We have cluster of 8 servers, 15 Gb of RAM and 0.5TB of disk. Before running the MapReduceIndexerTool in the Clouder Manager I may see that each server has ~12 GB of free RAM and >200GB of disk size. The version of Haddop is: Cloudera Express 5.0.0 (#215 built by jenkins on 20140331-1424 git: 50c701f3e920b1fcf524bf5fa061d65902cde804)

I have a list of avro files (32), each up to 320 Mb in size. Indeed I sqooped them from an Oracle table with --compression-codec snappy and in splits.

Each file has ~10 millions of records.

So, when I run the MapReduceIndexerTool, the most of the mapper tasks fail with OutOfMemoryError, the error stack follows.
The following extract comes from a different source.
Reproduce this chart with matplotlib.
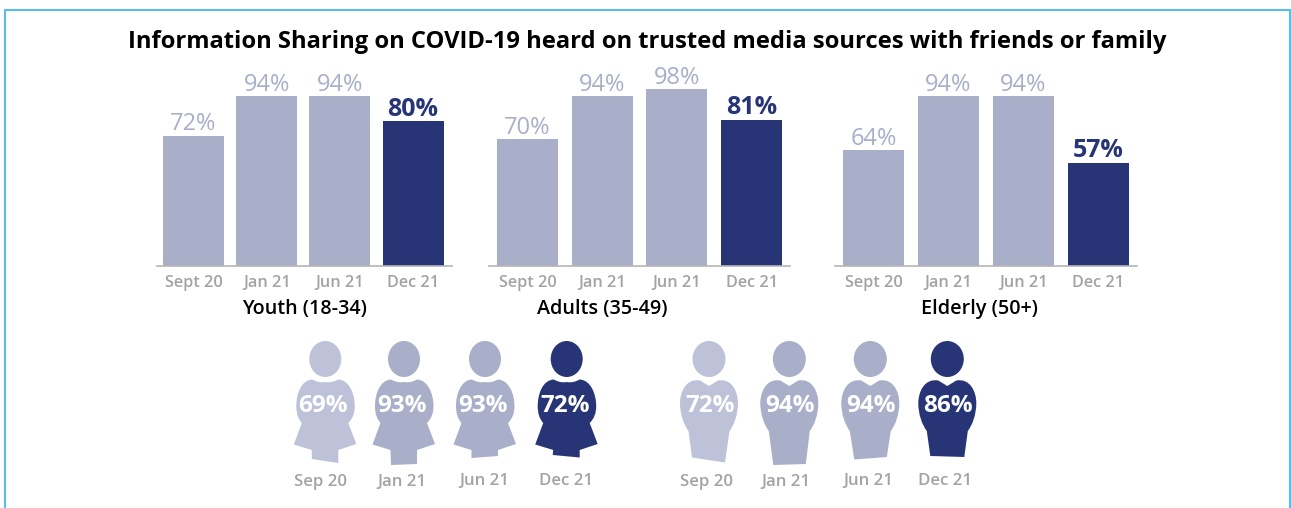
### Information sharing bars per age group, plus the gender icons underneath

import matplotlib
matplotlib.use('Agg')
import matplotlib.pyplot as plt
from matplotlib.patches import Ellipse, PathPatch
from matplotlib.path import Path

plt.rcParams['font.family'] = ['Open Sans', 'DejaVu Sans']

W, H = 1291, 508

### Data
title = 'Information Sharing on COVID-19 heard on trusted media sources with friends or family'
months = ['Sept 20', 'Jan 21', 'Jun 21', 'Dec 21']
youth = [72, 94, 94, 80]
adults = [70, 94, 98, 81]
elderly = [64, 94, 94, 57]
group_names = ['Youth (18-34)', 'Adults (35-49)', 'Elderly (50+)']

icon_months_f = ['Sep 20', 'Jan 21', 'Jun 21', 'Dec 21']
icon_months_m = ['Sep 20', 'Jan 21', 'Jun 21', 'Dec 21']
female = [69, 93, 93, 72]
male = [72, 94, 94, 86]

### Colours
LIGHT = '#A9AEC9'
PALE = '#BDC2D8'
DARK = '#273577'
GREY = '#A3A3A3'
FRAME = '#5BBDE6'


def px_axes(left, right, top, bottom):
    return fig.add_axes([left / W, 1 - bottom / H, (right - left) / W, (bottom - top) / H])


fig = plt.figure(figsize=(W / 100, H / 100), dpi=100)

### Overlay in pixel units for the frame, title and icons
bg = px_axes(0, W, 0, H)
bg.set_xlim(0, W)
bg.set_ylim(H, 0)
bg.axis('off')
bg.plot([5, 5, 1289.5, 1289.5], [H, 9.5, 9.5, H], color=FRAME, lw=1.5, solid_joinstyle='miter')
bg.text(647.5, 42, title, ha='center', va='center', fontsize=17.13, fontweight='bold', color='black')

### Bar panels: (values, axis start, axis end, first bar centre, bar spacing, group label x)
panels = [
    (youth, 157, 452, 193.5, 73.2, 304.5),
    (adults, 489, 790, 527.5, 74.7, 602.5),
    (elderly, 835, 1137, 873.5, 75.0, 979),
]

for (values, x0, x1, c0, step, name_x), name in zip(panels, group_names):
    ax = px_axes(x0, x1, 50, 265.5)
    ax.patch.set_alpha(0)
    pos = list(range(len(values)))
    colors = [LIGHT, LIGHT, LIGHT, DARK]
    bars = ax.bar(pos, values, width=61 / step, color=colors)
    ax.set_xlim((x0 - c0) / step, (x1 - c0) / step)
    ax.set_ylim(0, 215.5 / 1.8)
    ax.set_yticks([])
    for s in ['top', 'left', 'right']:
        ax.spines[s].set_visible(False)
    ax.spines['bottom'].set_color('#B5B5B5')
    ax.spines['bottom'].set_linewidth(1.2)
    ax.set_xticks(pos)
    ax.set_xticklabels(months, fontsize=11.7, fontweight='semibold', color=GREY)
    ax.tick_params(axis='x', length=0, pad=7)
    bg.text(name_x, 309, name, ha='center', va='center', fontsize=14.2, fontweight='semibold', color='black')
    for i, (b, v) in enumerate(zip(bars, values)):
        last = i == len(values) - 1
        ax.annotate(str(v) + '%', (b.get_x() + b.get_width() / 2, v), xytext=(0, -0.3),
                    textcoords='offset points', ha='center', va='bottom',
                    fontsize=18 if last else 17,
                    fontweight='bold' if last else 'medium', color=DARK if last else LIGHT)


def female_icon(cx, cy, color, hem):
    ### Outline relative to the head centre, hem gives the four points of the skirt foot
    verts = [(0, 23),
             (-5, 24), (-9, 22.5), (-13, 20.5),
             (-24, 21), (-29, 35), (-29, 47),
             (-29, 55), (-27, 60), (-23.5, 64),
             (-31.5, 85.5), (-13.5, 91), hem[0], hem[1], hem[2], hem[3],
             (13, 91), (31, 85), (23, 64),
             (27, 60), (29.5, 55), (29.5, 47),
             (29.5, 35), (24, 21), (13, 20.5),
             (9, 22.5), (5, 24), (0, 23), (0, 23)]
    codes = [Path.MOVETO,
             Path.CURVE4, Path.CURVE4, Path.CURVE4,
             Path.CURVE4, Path.CURVE4, Path.CURVE4,
             Path.CURVE4, Path.CURVE4, Path.CURVE4,
             Path.LINETO, Path.LINETO, Path.LINETO, Path.LINETO, Path.LINETO, Path.LINETO,
             Path.LINETO, Path.LINETO, Path.LINETO,
             Path.CURVE4, Path.CURVE4, Path.CURVE4,
             Path.CURVE4, Path.CURVE4, Path.CURVE4,
             Path.CURVE4, Path.CURVE4, Path.CURVE4, Path.CLOSEPOLY]
    verts = [(cx + x, cy + y) for x, y in verts]
    bg.add_patch(PathPatch(Path(verts, codes), fc=color, ec='none'))
    bg.add_patch(Ellipse((cx, cy), 32, 36, fc=color, ec='none'))


def male_icon(cx, cy, color, hem):
    ### Outline relative to the head centre, hem gives the two bottom corners
    verts = [(0, 27),
             (-9, 21.5),
             (-23, 19), (-29, 33), (-29, 44),
             (-29, 56), (-25, 66), (-20.5, 72),
             hem[0], hem[1], (20.5, 72),
             (25, 66), (29, 56), (29, 44),
             (29, 33), (23, 19), (9, 21.5),
             (0, 27), (0, 27)]
    codes = [Path.MOVETO,
             Path.LINETO,
             Path.CURVE4, Path.CURVE4, Path.CURVE4,
             Path.CURVE4, Path.CURVE4, Path.CURVE4,
             Path.LINETO, Path.LINETO, Path.LINETO,
             Path.CURVE4, Path.CURVE4, Path.CURVE4,
             Path.CURVE4, Path.CURVE4, Path.CURVE4,
             Path.LINETO, Path.CLOSEPOLY]
    verts = [(cx + x, cy + y) for x, y in verts]
    bg.add_patch(PathPatch(Path(verts, codes), fc=color, ec='none'))
    bg.add_patch(Ellipse((cx, cy), 33, 36, fc=color, ec='none'))


icon_colors = [PALE, LIGHT, LIGHT, DARK]

### Female row
female_x = [325.3, 404, 485, 566.7]
female_hem = [[(-13.5, 100), (13, 104)], [(-13, 106), (13, 105)],
              [(-13.5, 99), (13, 97)], [(-14, 96), (13, 98.5)]]
female_label_y = [482, 482, 481, 481]
female_label_x = [320.5, 402, 484.5, 566]
for i, v in enumerate(female):
    h = female_hem[i]
    female_icon(female_x[i], 359, icon_colors[i], [(-13.5, 91), h[0], h[1], (13, 91)])
    bg.text(female_x[i] - 2, 406, str(v) + '%', ha='center', va='center', color='white',
            fontsize=17.5, fontweight='bold')
    bg.text(female_label_x[i], female_label_y[i], icon_months_f[i], ha='center', va='center',
            color=GREY, fontsize=12.1, fontweight='semibold')

### Male row
male_x = [709, 789.3, 870.3, 947.3]
male_hem = [[(-17, 98.5), (16, 103.5)], [(-16, 106), (16.5, 105)],
            [(-16, 100.5), (16.5, 98)], [(-17, 97), (17, 98)]]
male_label_y = [482, 482, 481, 481]
male_label_x = [706, 786, 868, 945]
for i, v in enumerate(male):
    male_icon(male_x[i], 359, icon_colors[i], male_hem[i])
    bg.text(male_x[i] + 1, 406, str(v) + '%', ha='center', va='center', color='white',
            fontsize=17.5, fontweight='bold')
    bg.text(male_label_x[i], male_label_y[i], icon_months_m[i], ha='center', va='center',
            color=GREY, fontsize=12.1, fontweight='semibold')

fig.savefig('out.png', dpi=100)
On some files that are smaller in size (they are not even in size, but maximum is 320 Mb) there is no error.

I googled a bit and found a suggestion to try increasing dedicated java heap memory -D 'mapred.child.java.opts=-Xmx2G'
(https://groups.google.com/a/cloudera.org/forum/#!topic/search-user/5k9apj7FSiY), but no success.

320 Mb doesn't seem too large for Hadoop, isn't it?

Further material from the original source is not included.